Loretta Notareschi is an award-winning composer who creates music that coalesces with the human condition. She received an MA and PhD in composition from the University of California at Berkeley, a BMus in composition from the University of Southern California, and the General Diploma from the Zoltán Kod ly Pedagogical Institute of Music in Kecskemét, Hungary, where she was a Fulbright Scholar.

A recent performer at our It’s About Time event, Loretta is an associate professor of music at Regis University and a summer faculty member of The Walden School. Here we talk about putting poetry to music and losing a year-long chess game.

Do you play any instruments yourself?

I’m more of a composer than a performer, with some exceptions, like when I perform my electronic music or sing in choruses. I do love to play Yamaha pianos, which are very bright sounding.

Have you combined your music with another form of art, like dance?

I have not yet written music for dancers, but that is something I’d love to try. I’ve collaborated with poets, including Margaret Ronda and my husband, Kevin Garlow, to create new works on their words. This is always interesting, because I have to respect their literary sensibility but also make it work as music.

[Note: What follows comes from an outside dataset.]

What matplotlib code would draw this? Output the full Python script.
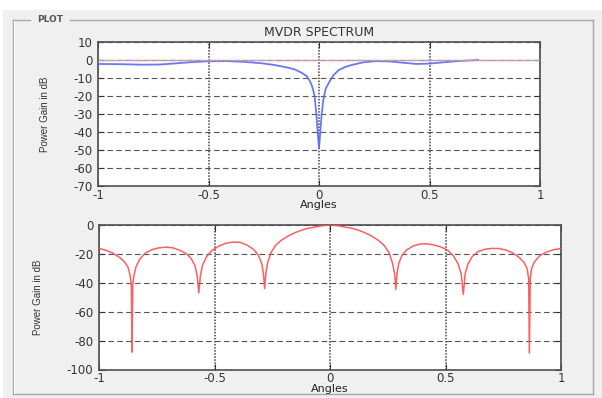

Music has its own logic.

 You’ve described yourself as a neo-romantic with a sense of humor. Could you elaborate?

At the same time as I strongly value personal expression, narrative, and lyricism in my music, I try to eschew sentimentality and being overwrought. It’s a fine balance, and sometimes humor can be very helpful. One of my pieces, for saxophone quartet, is called Dimwit’s Delight, and in it I portray a sort of happy, bumbling fool. In other pieces, like From the Inside, I mix the serious and the light-hearted.

Music is clearly your profession. What are your hobbies?

Chess is one of my hobbies. In my department at Regis University, we just finished a year-long team chess game. My team lost, alas. I love thinking about the different scenarios and balancing the long-range strategy with short-term tactics. I also find the patterns in chess beautiful.

Do you have a favorite TED talk?

“The Danger of a Single Story” by Chimamanda Ngozi Adichie.

Are there any Coloradan composers or musicians that you have found yourself listening to?

I’m friends with a large number of Colorado composers whose music I love to listen to. To name just a few, I like to listen to music by Conrad Kehn, Leanna Kirchoff, Nathan Hall, and Brian Ebert. Whenever I hear pieces by these composers, I’m emotionally moved, and I’m also inspired to think about new sounds and ideas I’ve never heard before.

What do you believe It’s About Time for in your life?

I believe it’s about time to (and it’s always a good time to) connect with friends. Between family time and work obligations, I don’t always spend as much time with friends as I’d like. It’s something I want to prioritize more because it adds humor, richness, and meaning to life.